A FABULOUS FRIDAY IN SUNNY SAN JUAN
Yesterday, I went with my daughter Jennifer, Baby Lorenzo, and 2-year-old Claudia to the children's museum in Old San Juan, something Nino de Puerto Rico in Spanish. It was the most beautiful drive to get there. The road was parallel to the Caribbean, and the turquoise water, the white surf, and the waving palm fronds were fabulous. I kept saying, "This is so beautiful. Wow, you get to see this every day."Jennifer literally does. Some of the windows of her condo overlook the Caribbean (even if it is off in the distance). Others overlook verdant green mountains (also off in the distance). Directly around her are high-rises sitting in small parking lots, and also some houses interspersed here and there, and even from the 13th floor where she lives, we can hear chickens doing whatever they do at various times throughout the day and night (squawk? cluck? cock-a-doodle-doo?).
On our way to the children's museum, we passed El Morro, an ancient fort situated on the Caribbean, and we passed a gazillion shops selling everything from jewelry to clothing to trinkets to food. Saw lots of cruise ship passengers on the sidewalks, laden shopping bags in their hands.
In Old San Juan, the streets are very narrow, and they're made of brick. Small, flower-bedecked balconies hang out from pastel buildings jammed so close you can't get a finger between them. The other night, I babysat while Jennifer and her husband rode their trail bikes down to El Morro and the big, tiled park nearby.
That's the park where my husband Milton went flying through the air in a bike accident a few years ago. See, Puerto Ricans love tile. Everywhere. And sometimes they use glossy, slick tile, I suppose because it's so pretty with so many different designs. This park has beautiful mosaic tile designs in the ground, blocks of them.

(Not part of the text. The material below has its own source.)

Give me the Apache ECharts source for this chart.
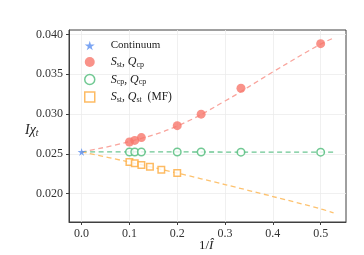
<!DOCTYPE html>
<html><head><meta charset="utf-8">
<script src="https://cdn.jsdelivr.net/npm/echarts@6/dist/echarts.min.js"></script>
<style>html,body{margin:0;padding:0;background:#fff}#c{width:364px;height:255px}</style>
</head><body><div id="c"></div>
<script>
// Data
const continuum = [[0, 0.02525]];
const xStCp = [0.1, 0.1111, 0.125, 0.2, 0.25, 0.3333, 0.5];
const yStCp = [0.02650, 0.02670, 0.02705, 0.02855, 0.03000, 0.03325, 0.03885];
const xCpCp = [0.1, 0.1111, 0.125, 0.2, 0.25, 0.3333, 0.5];
const yCpCp = [0.02525, 0.02525, 0.02525, 0.02525, 0.02525, 0.02522, 0.02522];
const xStSt = [0.1, 0.1111, 0.125, 0.1429, 0.1667, 0.2];
const yStSt = [0.02400, 0.02382, 0.02362, 0.02340, 0.02300, 0.02262];
// fitted dashed curves
const fitX = [0, 0.1, 0.2, 0.3, 0.4, 0.5, 0.527];
const fitStCp = [0.02525, 0.02655, 0.02850, 0.03165, 0.03530, 0.03880, 0.03955];
const fitCpCp = [0.02525, 0.02525, 0.02525, 0.02524, 0.02523, 0.02522, 0.02522];
const fitStSt = [0.02525, 0.02398, 0.02260, 0.02115, 0.01965, 0.01810, 0.01760];
const xTicks = [0, 0.1, 0.2, 0.3, 0.4, 0.5];
const yTicks = [0.020, 0.025, 0.030, 0.035, 0.040];

const zip = (a, b) => a.map((v, i) => [v, b[i]]);
const FONT = 'Liberation Serif';
const star = 'path://M50,0 L61,35 L98,35 L68,57 L79,91 L50,70 L21,91 L32,57 L2,35 L39,35 Z';
const C = {blue:'#5b8ff0', red:'#f8776b', green:'#4dbb78', orange:'#fdaa3c'};
const chart = echarts.init(document.getElementById('c'), null, {renderer:'canvas'});
const legendFmt = {
  Continuum: 'Continuum',
  StCp: '{i|S}{s|st}{n|, }{i|Q}{s|cp}',
  CpCp: '{i|S}{s|cp}{n|, }{i|Q}{s|cp}',
  StSt: '{i|S}{s|st}{n|, }{i|Q}{s|st}{n|  (MF)}'
};
chart.setOption({
  animation: false,
  grid: {left: 69, right: 18, top: 30, bottom: 33, show: true, borderColor: '#404040', borderWidth: 1},
  xAxis: {
    type: 'value', min: -0.0264, max: 0.553,
    axisLine: {show: true, onZero: false, lineStyle: {color: '#404040'}},
    axisTick: {show: true, length: 3, customValues: xTicks, lineStyle: {color: '#404040'}},
    axisLabel: {customValues: xTicks, formatter: v => v.toFixed(1), fontFamily: FONT, fontSize: 12, color: '#333', margin: 6},
    splitLine: {show: true, lineStyle: {color: '#ececec', width: 0.8}}
  },
  yAxis: {
    type: 'value', min: 0.01645, max: 0.04057,
    axisLine: {show: true, onZero: false, lineStyle: {color: '#404040'}},
    axisTick: {show: true, length: 3, customValues: yTicks, lineStyle: {color: '#404040'}},
    axisLabel: {customValues: yTicks, formatter: v => v.toFixed(3), fontFamily: FONT, fontSize: 12, color: '#333', margin: 6},
    splitLine: {show: true, lineStyle: {color: '#ececec', width: 0.8}}
  },
  legend: {
    orient: 'vertical', left: 79, top: 35, itemGap: 5, itemWidth: 10, itemHeight: 10,
    data: [
      {name: 'Continuum', icon: star, itemStyle: {color: C.blue}},
      {name: 'StCp', icon: 'circle', itemStyle: {color: C.red}},
      {name: 'CpCp', icon: 'circle', itemStyle: {color: '#fff', borderColor: C.green, borderWidth: 1.5}},
      {name: 'StSt', icon: 'rect', itemStyle: {color: '#fff', borderColor: C.orange, borderWidth: 1.5}}
    ],
    formatter: n => legendFmt[n],
    textStyle: {
      fontFamily: FONT, fontSize: 11, color: '#222', padding: [0, 0, 0, 11],
      rich: {
        i: {fontFamily: FONT, fontStyle: 'italic', fontSize: 12, color: '#222'},
        s: {fontFamily: FONT, fontSize: 8, color: '#222', verticalAlign: 'bottom', padding: [5, 0, 0, 0]},
        n: {fontFamily: FONT, fontSize: 11.5, color: '#222'}
      }
    }
  },
  graphic: [
    {type: 'text', left: 25, top: 123, style: {
      text: '{i|Iχ}{s|t}', fill: '#222',
      rich: {i: {fontFamily: FONT, fontStyle: 'italic', fontSize: 14, fill: '#222'},
             s: {fontFamily: FONT, fontStyle: 'italic', fontSize: 9.5, fill: '#222', padding: [7, 0, 0, 0]}}
    }},
    {type: 'text', left: 199, top: 239, style: {
      text: '1/{i|Î}', fill: '#222', font: '13px "Liberation Serif"',
      rich: {i: {fontFamily: FONT, fontStyle: 'italic', fontSize: 13, fill: '#222'}}
    }}
  ],
  series: [
    {type: 'line', data: zip(fitX, fitStCp), smooth: 0.4, showSymbol: false, silent: true, z: 1,
     lineStyle: {color: '#f9a59d', width: 1.3, type: [5, 3.5]}},
    {type: 'line', data: zip(fitX, fitCpCp), smooth: false, showSymbol: false, silent: true, z: 1,
     lineStyle: {color: '#6cc693', width: 1.3, type: [5, 3.5]}},
    {type: 'line', data: zip(fitX, fitStSt), smooth: 0.3, showSymbol: false, silent: true, z: 1,
     lineStyle: {color: '#fdc26f', width: 1.3, type: [5, 3.5]}},
    {name: 'Continuum', type: 'scatter', data: continuum, symbol: star, symbolSize: 8, z: 5,
     itemStyle: {color: C.blue}},
    {name: 'StCp', type: 'scatter', data: zip(xStCp, yStCp), symbol: 'circle', symbolSize: 9, z: 5,
     itemStyle: {color: C.red}},
    {name: 'CpCp', type: 'scatter', data: zip(xCpCp, yCpCp), symbol: 'circle', symbolSize: 7.5, z: 5,
     itemStyle: {color: '#fff', borderColor: C.green, borderWidth: 1.5}},
    {name: 'StSt', type: 'scatter', data: zip(xStSt, yStSt), symbol: 'rect', symbolSize: 6.5, z: 5,
     itemStyle: {color: '#fff', borderColor: C.orange, borderWidth: 1.5}}
  ]
});
</script></body></html>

So Milton's riding Jennifer's husband's bike one afternoon, and a gentle rain starts falling. Not being Puerto Rican, not knowing he was coming up on a tile piazza, not knowing the tile was slick, he increased his speed. When he hit the tile, his bike went flying, and so did he! Oh, Lord, I'm dead, he was thinking. After the dust settled, so to speak (no dust this time because it was raining), he realized he was alive. And sore. But he was breathing, thank the Lord. He picked his bruised body up off the piazza, got on his bike, and took off. A few blocks down the road, he remembered his expensive Carrerra sunglasses had flown off during his fall. I can't go back without them, he thought. Jennifer and Julie gave them to me for my birthday.

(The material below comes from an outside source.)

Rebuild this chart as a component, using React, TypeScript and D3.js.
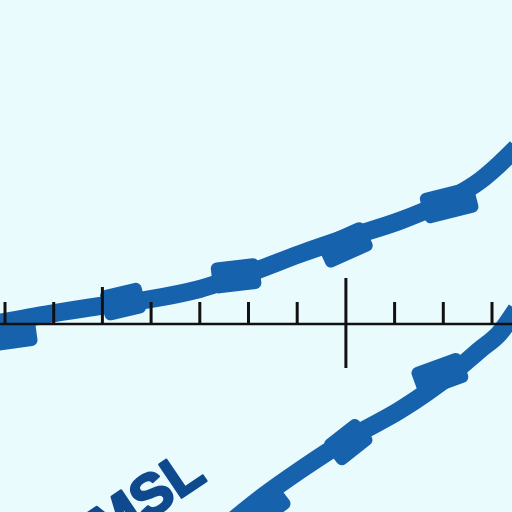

So he turns around, the rain still falling, and...Milton's very smart. Made a high GPA in college. Really. But...he hits the tile again!
And goes flying for the second time!
He laughs about it now.
But he didn't then.
The silver lining to the story is, he found his sunglasses.
2 Comments:
Sounds like you are having a great trip!
Oh, I am. Mainly, I'm enjoying these babies! The scenery is a side note!